Free, it’s a price point – nothing more and nothing less. To be a sustainable business, any free product or service must lead to revenue from other sources. Nonprofits collect donations, short term giveaways acquire long term customers, and truly free for profit products generate revenue from complimentary products or services (and no tech giant is a service company).

With the free price point, tech is booming. In order, the most visited websites in America: Google, Facebook, Yahoo, Amazon, and Bing. With the exception of Amazon (see below), Facebook, Google, Yahoo, and Bing thrive on a user base of paying customers well, well below 5%.

I have a degree in economics. Statistics professors always say, 5% margin of error secures the reportable confidence interval. But when it comes to billion dollar websites less than 5% is not your margin of error, it is a too high percentage of paying customers. You could say, that this just means that paying is an error (you hipster!), but the reality is, we are in an age where it is easier to create a billion dollar website if over 95% of users are free than it is if over 5% of users are paying. Quite simply, the economics taught in universities have not caught up to how the Internet has changed the mathematics of money (we could spend the rest of the day discussing Bitcoin – but for now – I’d like to forget about the blip of ‘we don’t need the standard currency model,’ and focus on the significant disruption that has actually already occurred with free users dominating the most visited sites’ user bases).

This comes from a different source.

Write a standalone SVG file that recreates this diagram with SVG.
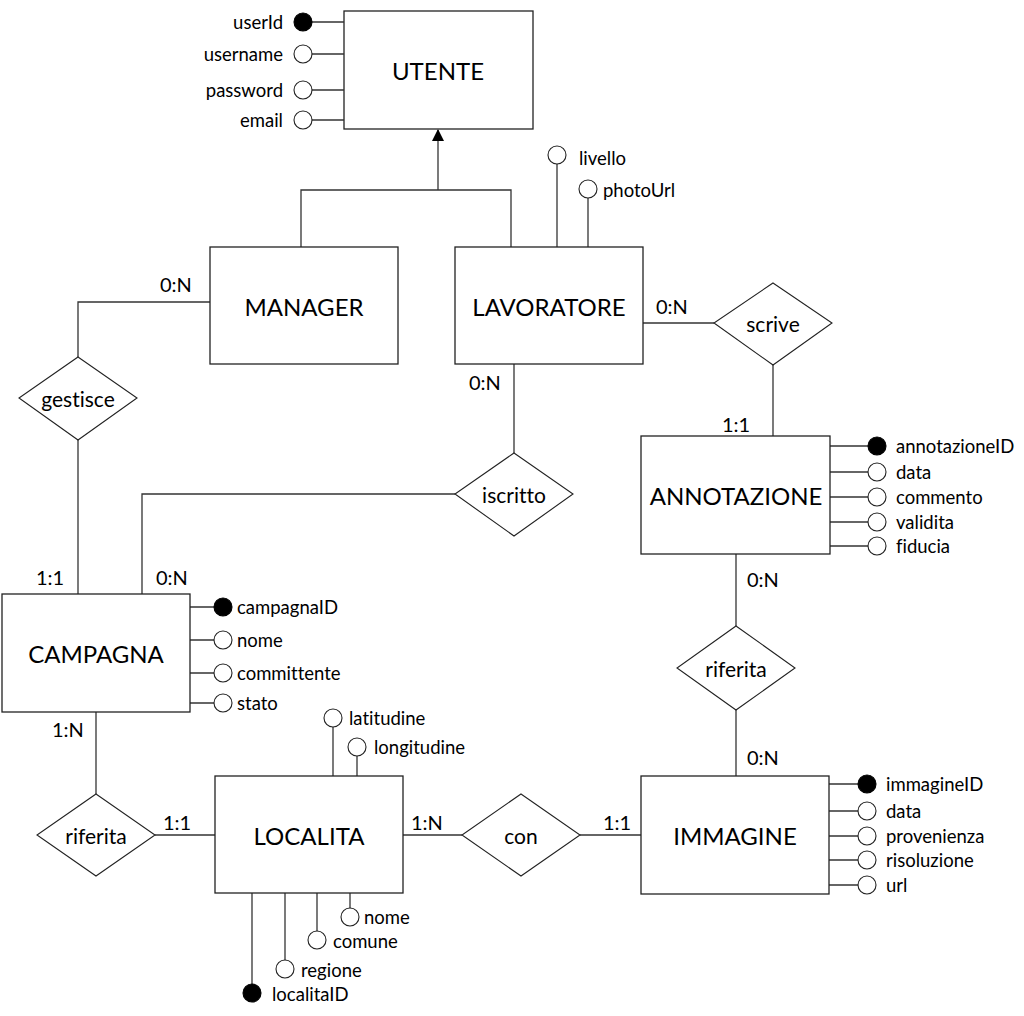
<svg xmlns="http://www.w3.org/2000/svg" width="1024" height="1016" viewBox="0 0 1024 1016">
<defs>
<style>
text{font-family:"Lato","Liberation Sans",sans-serif;fill:#000;font-variant-ligatures:none;font-feature-settings:"liga" 0,"dlig" 0}
.ent{fill:#fff;stroke:#222;stroke-width:1.3}
.rel{fill:#fff;stroke:#222;stroke-width:1.1}
.en{font-size:24px;text-anchor:middle;dominant-baseline:central}
.rn{font-size:21px;text-anchor:middle;dominant-baseline:central}
.at{font-size:18.5px;dominant-baseline:central}
.ar{text-anchor:end}
.cd{font-size:20px;dominant-baseline:central}
.ln{fill:none;stroke:#333;stroke-width:1.3}
.ao{fill:#fff;stroke:#222;stroke-width:1.1}
.af{fill:#000;stroke:#000;stroke-width:1.1}
</style>
<marker id="tri" markerWidth="12" markerHeight="12" refX="11" refY="6" orient="auto" markerUnits="userSpaceOnUse">
<path d="M0,0 L12,6 L0,12 z" fill="#000"/>
</marker>
</defs>
<rect width="1024" height="1016" fill="#fff"/>

<g id="connectors" class="ln">
<polyline points="301,247 301,190 511,190 511,247"/>
<line x1="438" y1="190" x2="438" y2="130" marker-end="url(#tri)"/>
<polyline points="210,302 78,302 78,357"/>
<line x1="78" y1="440" x2="78" y2="594"/>
<line x1="514" y1="364" x2="514" y2="453"/>
<polyline points="455,494 142,494 142,594"/>
<line x1="643" y1="323" x2="714" y2="323"/>
<line x1="773" y1="365" x2="773" y2="436"/>
<line x1="736" y1="554" x2="736" y2="626"/>
<line x1="736" y1="710" x2="736" y2="776"/>
<line x1="96" y1="712" x2="96" y2="794"/>
<line x1="155" y1="835" x2="215" y2="835"/>
<line x1="403" y1="835" x2="462" y2="835"/>
<line x1="580" y1="835" x2="641" y2="835"/>
</g>

<g id="utente">
<rect class="ent" x="344" y="11" width="189" height="118"/>
<text class="en" x="438" y="70">UTENTE</text>
<g class="ln"><line x1="303" y1="22" x2="344" y2="22"/><line x1="303" y1="54" x2="344" y2="54"/><line x1="303" y1="90" x2="344" y2="90"/><line x1="303" y1="120" x2="344" y2="120"/></g>
<circle class="af" cx="303" cy="22" r="9"/>
<circle class="ao" cx="303" cy="54" r="9"/>
<circle class="ao" cx="303" cy="90" r="9"/>
<circle class="ao" cx="303" cy="120" r="9"/>
<text class="at ar" x="283" y="22">userId</text>
<text class="at ar" x="283" y="54">username</text>
<text class="at ar" x="283" y="90">password</text>
<text class="at ar" x="283" y="120">email</text>
</g>

<g id="manager">
<rect class="ent" x="210" y="247" width="188" height="117"/>
<text class="en" x="304" y="306">MANAGER</text>
<text class="cd" x="160" y="284">0:N</text>
</g>

<g id="lavoratore">
<g class="ln"><line x1="557" y1="164" x2="557" y2="247"/><line x1="588" y1="198" x2="588" y2="247"/></g>
<rect class="ent" x="455" y="247" width="188" height="117"/>
<text class="en" x="549" y="306">LAVORATORE</text>
<circle class="ao" cx="557" cy="155" r="9"/>
<circle class="ao" cx="588" cy="189" r="9"/>
<text class="at" x="579" y="158">livello</text>
<text class="at" x="603" y="190">photoUrl</text>
<text class="cd" x="656" y="306">0:N</text>
<text class="cd" x="469" y="382">0:N</text>
</g>

<g id="gestisce">
<polygon class="rel" points="78,357 137,398 78,440 19,398"/>
<text class="rn" x="78" y="398">gestisce</text>
</g>

<g id="iscritto">
<polygon class="rel" points="514,453 573,494 514,536 455,494"/>
<text class="rn" x="514" y="494">iscritto</text>
</g>

<g id="scrive">
<polygon class="rel" points="773,283 832,323 773,365 714,323"/>
<text class="rn" x="773" y="323">scrive</text>
</g>

<g id="annotazione">
<g class="ln"><line x1="830" y1="446" x2="877" y2="446"/><line x1="830" y1="472" x2="877" y2="472"/><line x1="830" y1="497" x2="877" y2="497"/><line x1="830" y1="522" x2="877" y2="522"/><line x1="830" y1="546" x2="877" y2="546"/></g>
<rect class="ent" x="641" y="436" width="189" height="118"/>
<text class="en" x="736" y="495">ANNOTAZIONE</text>
<circle class="af" cx="877" cy="446" r="9"/>
<circle class="ao" cx="877" cy="472" r="9"/>
<circle class="ao" cx="877" cy="497" r="9"/>
<circle class="ao" cx="877" cy="522" r="9"/>
<circle class="ao" cx="877" cy="546" r="9"/>
<text class="at" x="896" y="446">annotazioneID</text>
<text class="at" x="896" y="472">data</text>
<text class="at" x="896" y="497">commento</text>
<text class="at" x="896" y="522">validita</text>
<text class="at" x="896" y="546">fiducia</text>
<text class="cd" x="722" y="424">1:1</text>
<text class="cd" x="747" y="579">0:N</text>
</g>

<g id="riferita-annotazione">
<polygon class="rel" points="736,626 795,668 736,710 677,668"/>
<text class="rn" x="736" y="668">riferita</text>
</g>

<g id="campagna">
<g class="ln"><line x1="190" y1="607" x2="223" y2="607"/><line x1="190" y1="640" x2="223" y2="640"/><line x1="190" y1="673" x2="223" y2="673"/><line x1="190" y1="703" x2="223" y2="703"/></g>
<rect class="ent" x="2" y="594" width="188" height="118"/>
<text class="en" x="96" y="653">CAMPAGNA</text>
<circle class="af" cx="223" cy="607" r="9"/>
<circle class="ao" cx="223" cy="640" r="9"/>
<circle class="ao" cx="223" cy="673" r="9"/>
<circle class="ao" cx="223" cy="703" r="9"/>
<text class="at" x="237" y="607">campagnaID</text>
<text class="at" x="237" y="640">nome</text>
<text class="at" x="237" y="673">committente</text>
<text class="at" x="237" y="703">stato</text>
<text class="cd" x="36" y="577">1:1</text>
<text class="cd" x="156" y="577">0:N</text>
<text class="cd" x="52" y="729">1:N</text>
</g>

<g id="riferita-localita">
<polygon class="rel" points="96,794 155,835 96,876 37,835"/>
<text class="rn" x="96" y="835">riferita</text>
<text class="cd" x="163" y="822">1:1</text>
</g>

<g id="localita">
<g class="ln"><line x1="333" y1="727" x2="333" y2="776"/><line x1="357" y1="756" x2="357" y2="776"/><line x1="252" y1="893" x2="252" y2="993"/><line x1="285" y1="893" x2="285" y2="969"/><line x1="317" y1="893" x2="317" y2="940"/><line x1="350" y1="893" x2="350" y2="917"/></g>
<rect class="ent" x="215" y="776" width="188" height="117"/>
<text class="en" x="309" y="835">LOCALITA</text>
<circle class="ao" cx="333" cy="718" r="9"/>
<circle class="ao" cx="357" cy="747" r="9"/>
<circle class="af" cx="252" cy="993" r="9"/>
<circle class="ao" cx="285" cy="969" r="9"/>
<circle class="ao" cx="317" cy="940" r="9"/>
<circle class="ao" cx="350" cy="917" r="9"/>
<text class="at" x="349" y="718">latitudine</text>
<text class="at" x="374" y="747">longitudine</text>
<text class="at" x="272" y="994">localitaID</text>
<text class="at" x="301" y="970">regione</text>
<text class="at" x="333" y="941">comune</text>
<text class="at" x="364" y="917">nome</text>
<text class="cd" x="411" y="822">1:N</text>
</g>

<g id="con">
<polygon class="rel" points="521,794 580,835 521,876 462,835"/>
<text class="rn" x="521" y="835">con</text>
<text class="cd" x="603" y="822">1:1</text>
</g>

<g id="immagine">
<g class="ln"><line x1="829" y1="784" x2="867" y2="784"/><line x1="829" y1="811" x2="867" y2="811"/><line x1="829" y1="836" x2="867" y2="836"/><line x1="829" y1="860" x2="867" y2="860"/><line x1="829" y1="885" x2="867" y2="885"/></g>
<rect class="ent" x="641" y="776" width="188" height="118"/>
<text class="en" x="735" y="835">IMMAGINE</text>
<circle class="af" cx="867" cy="784" r="9"/>
<circle class="ao" cx="867" cy="811" r="9"/>
<circle class="ao" cx="867" cy="836" r="9"/>
<circle class="ao" cx="867" cy="860" r="9"/>
<circle class="ao" cx="867" cy="885" r="9"/>
<text class="at" x="886" y="784">immagineID</text>
<text class="at" x="886" y="811">data</text>
<text class="at" x="886" y="836">provenienza</text>
<text class="at" x="886" y="860">risoluzione</text>
<text class="at" x="886" y="885">url</text>
<text class="cd" x="747" y="757">0:N</text>
</g>
</svg>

Most of the tech sector will tell you, “With Facebook you are the product.” And it has merit; by using Facebook, Google, Yahoo, and Bing most users submit their user information and consumption inclinations. In my industry, recruiting technology, the submission of information (professional data) and inclination (“I’m Interested.”) to the business is a free service we provide to the vast majority of our millions of monthly pageviews. But our competition fears SmartRecruiters because our recruiting software is entirely free to small business. What people will be talking about more: free business facing interfaces, which have started with most visited websites, and are trickling down to all walks of business software.

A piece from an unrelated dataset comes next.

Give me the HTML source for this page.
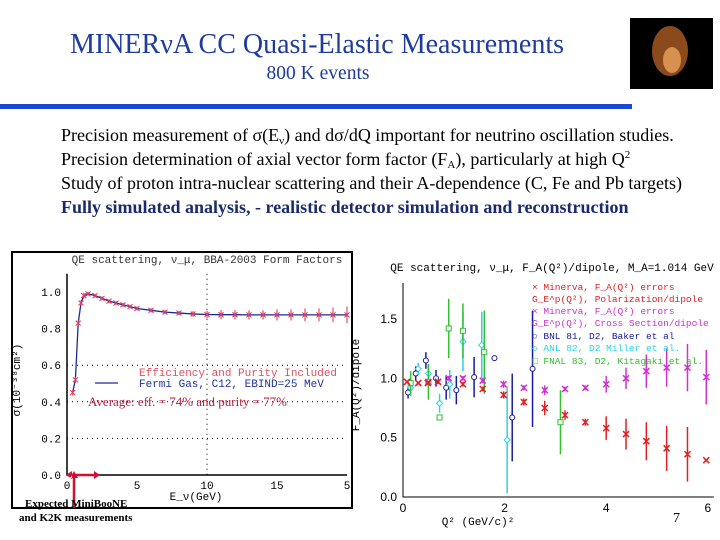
<!DOCTYPE html>
<html><head><meta charset="utf-8"><style>
html,body{margin:0;padding:0;background:#fff;}
svg{display:block;}
.serif{font-family:"Liberation Serif",serif;}
.mono{font-family:"Liberation Mono",monospace;}
</style></head><body>
<svg id="s" width="720" height="540" viewBox="0 0 720 540" xmlns="http://www.w3.org/2000/svg">
<text class="serif" x="317" y="53" font-size="28" fill="#1f3c9c" text-anchor="middle">MINERνA CC Quasi-Elastic Measurements</text>
<text class="serif" x="318" y="79" font-size="19.5" fill="#1f3c9c" text-anchor="middle">800 K events</text>
<g>
<rect x="630" y="18" width="83" height="71" fill="#000"/>
<ellipse cx="670" cy="51" rx="18" ry="25" fill="#8a4a1c"/>
<ellipse cx="672" cy="60" rx="9" ry="13" fill="#d89050"/>
</g>
<rect x="0" y="104" width="632" height="5" fill="#1a47cf"/>
<g class="serif" font-size="18" fill="#000">
<text x="61" y="141">Precision measurement of σ(E<tspan font-size="11" dy="3">ν</tspan><tspan dy="-3">) and dσ/dQ important for neutrino oscillation studies.</tspan></text>
<text x="61" y="165">Precision determination of axial vector form factor (F<tspan font-size="11" dy="3">A</tspan><tspan dy="-3">), particularly at high Q</tspan><tspan font-size="11" dy="-7">2</tspan></text>
<text x="61" y="189">Study of proton intra-nuclear scattering and their A-dependence (C, Fe and Pb targets)</text>
<text x="61" y="213" font-weight="bold" fill="#1a2a6c">Fully simulated analysis, - realistic detector simulation and reconstruction</text>
</g>
<g id="left">
<rect x="12" y="252" width="340" height="256" fill="#fff" stroke="#000" stroke-width="2"/>
<text class="mono" x="207" y="263" font-size="11" text-anchor="middle" fill="#333">QE scattering, ν_μ, BBA-2003 Form Factors</text>
<text class="mono" x="20" y="380" font-size="11" transform="rotate(-90 20 380)" text-anchor="middle">σ(10⁻³⁸cm²)</text>
<text class="mono" x="196" y="500" font-size="11" text-anchor="middle">E_ν(GeV)</text>
</g>
<g id="right">
<text class="mono" x="552" y="271" font-size="11" text-anchor="middle">QE scattering, ν_μ, F_A(Q²)/dipole, M_A=1.014 GeV</text>
<text class="mono" x="359" y="385" font-size="11" transform="rotate(-90 359 385)" text-anchor="middle">F_A(Q²)/dipole</text>
<text class="mono" x="478" y="525" font-size="11" text-anchor="middle">Q² (GeV/c)²</text>
</g>
<text class="serif" x="673" y="522" font-size="14">7</text>
<g>
<text class="serif" x="25" y="507" font-size="11" font-weight="bold">Expected MiniBooNE</text>
<text class="serif" x="19" y="521" font-size="11" font-weight="bold">and K2K measurements</text>
</g>
</svg>
<script>
var NS="http://www.w3.org/2000/svg";
var leftXTicks=[0,5,10,15,20];
var leftXTickLabels=["0","5","10","15","5"];
var leftYTicks=[0,0.2,0.4,0.6,0.8,1.0];
var leftYTickLabels=["0.0","0.2","0.4","0.6","0.8","1.0"];
var energy=[0.4,0.6,0.8,1.0,1.2,1.5,2,2.5,3,3.5,4,4.5,5,6,7,8,9,10,11,12,13,14,15,16,17,18,19,20];
var sigma=[0.45,0.52,0.83,0.94,0.98,0.99,0.98,0.965,0.95,0.94,0.93,0.92,0.91,0.90,0.89,0.885,0.88,0.877,0.876,0.876,0.875,0.875,0.875,0.875,0.875,0.875,0.875,0.875];
var sigmaErr=[0.01,0.01,0.01,0.01,0.01,0.005,0.005,0.005,0.005,0.005,0.005,0.005,0.005,0.005,0.005,0.005,0.01,0.015,0.02,0.02,0.02,0.02,0.025,0.025,0.03,0.03,0.035,0.04];
var rightXTicks=[0,2,4,6];
var rightYTicks=[0,0.5,1.0,1.5];
var rightYTickLabels=["0.0","0.5","1.0","1.5"];
var redQ=[0.08,0.3,0.49,0.69,1.18,1.57,1.98,2.38,2.79,3.19,3.59,4.0,4.39,4.79,5.19,5.6,5.97];
var redV=[0.97,0.96,0.96,0.97,0.95,0.91,0.86,0.80,0.75,0.69,0.63,0.58,0.53,0.47,0.41,0.36,0.31];
var redE=[0.01,0.01,0.01,0.02,0.02,0.02,0.03,0.03,0.06,0.04,0.03,0.1,0.13,0.16,0.19,0.23,0.01];
var magQ=[0.08,0.3,0.5,0.69,0.9,1.18,1.57,1.98,2.38,2.79,3.19,3.59,4.0,4.39,4.79,5.19,5.6,5.97];
var magV=[0.97,0.96,0.97,0.97,1.0,1.0,0.98,0.95,0.92,0.90,0.91,0.92,0.95,1.0,1.06,1.09,1.09,1.01];
var magE=[0.01,0.01,0.01,0.01,0.02,0.02,0.02,0.03,0.02,0.04,0.02,0.02,0.07,0.09,0.14,0.16,0.2,0.23];
var bnlQ=[0.1,0.25,0.45,0.65,0.85,1.05,1.4,1.8,2.15,2.55];
var bnlV=[0.88,1.04,1.15,1.0,0.92,0.9,1.01,1.17,0.67,1.08];
var bnlE=[0.05,0.06,0.07,0.07,0.1,0.12,0.17,0.0,0.37,0.49];
var anlQ=[0.15,0.3,0.5,0.72,0.92,1.18,1.55,2.05];
var anlV=[0.92,1.08,1.04,0.79,0.95,1.31,1.28,0.48];
var anlE=[0.07,0.05,0.08,0.08,0.12,0.25,0.28,0.45];
var fnalQ=[0.15,0.5,0.72,0.9,1.18,1.6,3.1];
var fnalV=[0.96,0.97,0.67,1.42,1.4,1.22,0.63];
var fnalE=[0.1,0.15,0.0,0.25,0.23,0.35,0.27];

var L=document.getElementById('left'), R=document.getElementById('right');
function mk(par,tag,at){var e=document.createElementNS(NS,tag);for(var k in at)e.setAttribute(k,at[k]);par.appendChild(e);return e;}
function lx(v){return 67+v*14;} function ly(v){return 475-v*183;}
var ax=mk(L,'path',{d:'M'+lx(0)+' '+ly(1.1)+'V'+ly(0)+'H'+lx(20),stroke:'#000','stroke-width':1.5,fill:'none'});


for(var i=0;i<leftYTicks.length;i++){var v=leftYTicks[i];
 var t=mk(L,'text',{x:lx(0)-6,y:ly(v)+4,'font-size':11,'text-anchor':'end','font-family':'Liberation Mono,monospace'});t.textContent=leftYTickLabels[i];
 
 
 if(v>0&&v<0.7){var g=mk(L,'line',{x1:lx(0),x2:lx(20),y1:ly(v),y2:ly(v),stroke:'#000','stroke-dasharray':'1 4'});
 
 }
}
for(var i=0;i<leftXTicks.length;i++){var v=leftXTicks[i];
 var t=mk(L,'text',{x:lx(v),y:ly(0)+14,'font-size':11,'text-anchor':'middle','font-family':'Liberation Mono,monospace'});t.textContent=leftXTickLabels[i];
 
 }
var vg=mk(L,'line',{x1:lx(10),x2:lx(10),y1:ly(1.1),y2:ly(0),stroke:'#000','stroke-dasharray':'1 4'});


var d='';for(var i=0;i<energy.length;i++)d+=(i?'L':'M')+lx(energy[i])+' '+ly(sigma[i]);
var cl=mk(L,'path',{d:d,stroke:'#1a2a9a','stroke-width':1.3,fill:'none'});


for(var i=0;i<energy.length;i++){var x=lx(energy[i]),y=ly(sigma[i]);
 var m=mk(L,'path',{d:'M'+(x-2.5)+' '+(y-2.5)+'l5 5M'+(x+2.5)+' '+(y-2.5)+'l-5 5M'+x+' '+(ly(sigma[i]+sigmaErr[i])-1)+'V'+(ly(sigma[i]-sigmaErr[i])+1),stroke:'#e0405a','stroke-width':1.1});
 
 }
var lt1=mk(L,'text',{x:139,y:376,'font-size':11,fill:'#e05060','font-family':'Liberation Mono,monospace'});lt1.textContent='Efficiency and Purity Included';


var ll=mk(L,'line',{x1:95,x2:118,y1:383,y2:383,stroke:'#1a2a9a','stroke-width':1.3});


var lt2=mk(L,'text',{x:139,y:387,'font-size':11,fill:'#2030a0','font-family':'Liberation Mono,monospace'});lt2.textContent='Fermi Gas, C12, EBIND=25 MeV';


var lt3=mk(L,'text',{x:88,y:406,'font-size':13,fill:'#b02040','font-family':'Liberation Serif,serif'});lt3.textContent='Average: eff. = 74% and purity = 77%';


var ar=mk(L,'path',{d:'M69 475H97M74 476V508',stroke:'#d01030','stroke-width':2.5,fill:'none'});


var ah=mk(L,'path',{d:'M66 475l6-4v8zM100 475l-6-4v8zM74 471l-4 7h8z',fill:'#d01030'});


function rx(v){return 403+v*50.8;} function ry(v){return 497-v*118.7;}
var rax=mk(R,'path',{d:'M'+rx(0)+' 283V'+ry(0)+'H'+(rx(6)+6),stroke:'#000','stroke-width':1,fill:'none'});


for(var i=0;i<rightYTicks.length;i++){var t=mk(R,'text',{x:rx(0)-6,y:ry(rightYTicks[i])+4,'font-size':12,'text-anchor':'end','font-family':'Liberation Sans,sans-serif'});t.textContent=rightYTickLabels[i];
 
 }
for(var i=0;i<rightXTicks.length;i++){var t=mk(R,'text',{x:rx(rightXTicks[i]),y:ry(0)+15,'font-size':12,'text-anchor':'middle','font-family':'Liberation Sans,sans-serif'});t.textContent=String(rightXTicks[i]);
 
 }
function series(q,v,e,col,shape,name){
 for(var i=0;i<q.length;i++){var x=rx(q[i]),y=ry(v[i]);
  var b=mk(R,'line',{x1:x,x2:x,y1:ry(v[i]+e[i]),y2:ry(v[i]-e[i]),stroke:col,'stroke-width':1.5});
  
  
  var m;
  if(shape=='x')m=mk(R,'path',{d:'M'+(x-3)+' '+(y-3)+'l6 6M'+(x+3)+' '+(y-3)+'l-6 6',stroke:col,'stroke-width':1.5});
  else if(shape=='o')m=mk(R,'circle',{cx:x,cy:y,r:2.5,fill:'#fff',stroke:col});
  else if(shape=='d')m=mk(R,'path',{d:'M'+x+' '+(y-3)+'l3 3l-3 3l-3-3z',fill:'#fff',stroke:col});
  else m=mk(R,'rect',{x:x-2.5,y:y-2.5,width:5,height:5,fill:'#fff',stroke:col});
  
  }
}
series(bnlQ,bnlV,bnlE,'#1a1aa0','o','bnl');
series(anlQ,anlV,anlE,'#30d0e0','d','anl');
series(fnalQ,fnalV,fnalE,'#30c030','s','fnal');
series(magQ,magV,magE,'#d030d0','x','minerva-cross-section');
series(redQ,redV,redE,'#e02020','x','minerva-polarization');
var leg=[['× Minerva, F_A(Q²) errors','#e02020',290],['  G_E^p(Q²), Polarization/dipole','#e02020',302],['× Minerva, F_A(Q²) errors','#d030d0',314],['  G_E^p(Q²), Cross Section/dipole','#d030d0',326],['○ BNL 81, D2, Baker et al','#1a1aa0',339],['◇ ANL 82, D2 Miller et al.','#30d0e0',351],['□ FNAL 83, D2, Kitagaki et al.','#30c030',364]];
for(var i=0;i<leg.length;i++){var t=mk(R,'text',{x:532,y:leg[i][2],'font-size':9.5,fill:leg[i][1],'font-family':'Liberation Mono,monospace','xml:space':'preserve'});t.textContent=leg[i][0];
 
 }
</script>
</body></html>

The ad platforms of Facebook, Google, Yahoo, and Bing are free enterprise SaaS products. They are self-service and consistent across their user base.  Anyone can bid on search terms or promote a post. Try using an ad platform that isn’t Facebook’s Ad Manager, Google’s Adwords, Yahoo’s Marketing Solution, or Bing Ads – and what do you find? – more often than more often than not, not only do you pay for the ads, but you also pay to use the ad platform (talk about cutting into your marketing spend!?).

If Google Search and Google Adwords were two separate companies, you would say that Google Search is a for profit company that surfaces the smartest and most relevant pages – for free – based your keyword search (while selling customer leads to Adwords). Functionally, Google Search falls into the category of for profit products that generate revenue from complimentary goods.

When a website is able to help you discover the goods you need, and facilitate the purchase of these goods, that website is making seriously substantial revenue on every transaction. Which brings me to my final free web giant, Amazon. You may say, “The goods of Amazon are not free,” and I think, what goods of Amazon? For the most part, Amazon sells goods it does not make, ship, or store (yes they have explored all these areas, but it is not their primary business). Amazon’s primary function is to serve you the best goods and facilitate payment.

Your entire business can live online. You can be a billion dollar website by just being a website. Like most economic decisions it comes down to two points, quality and price. (1) Is your website the most awesome at creating and satisfying customer demand for a good and/or services needed? (2) If the answer is yes, does it do so at the lowest cost? Once the price point is free, you only have to worry about the first question, is my website the most awesome?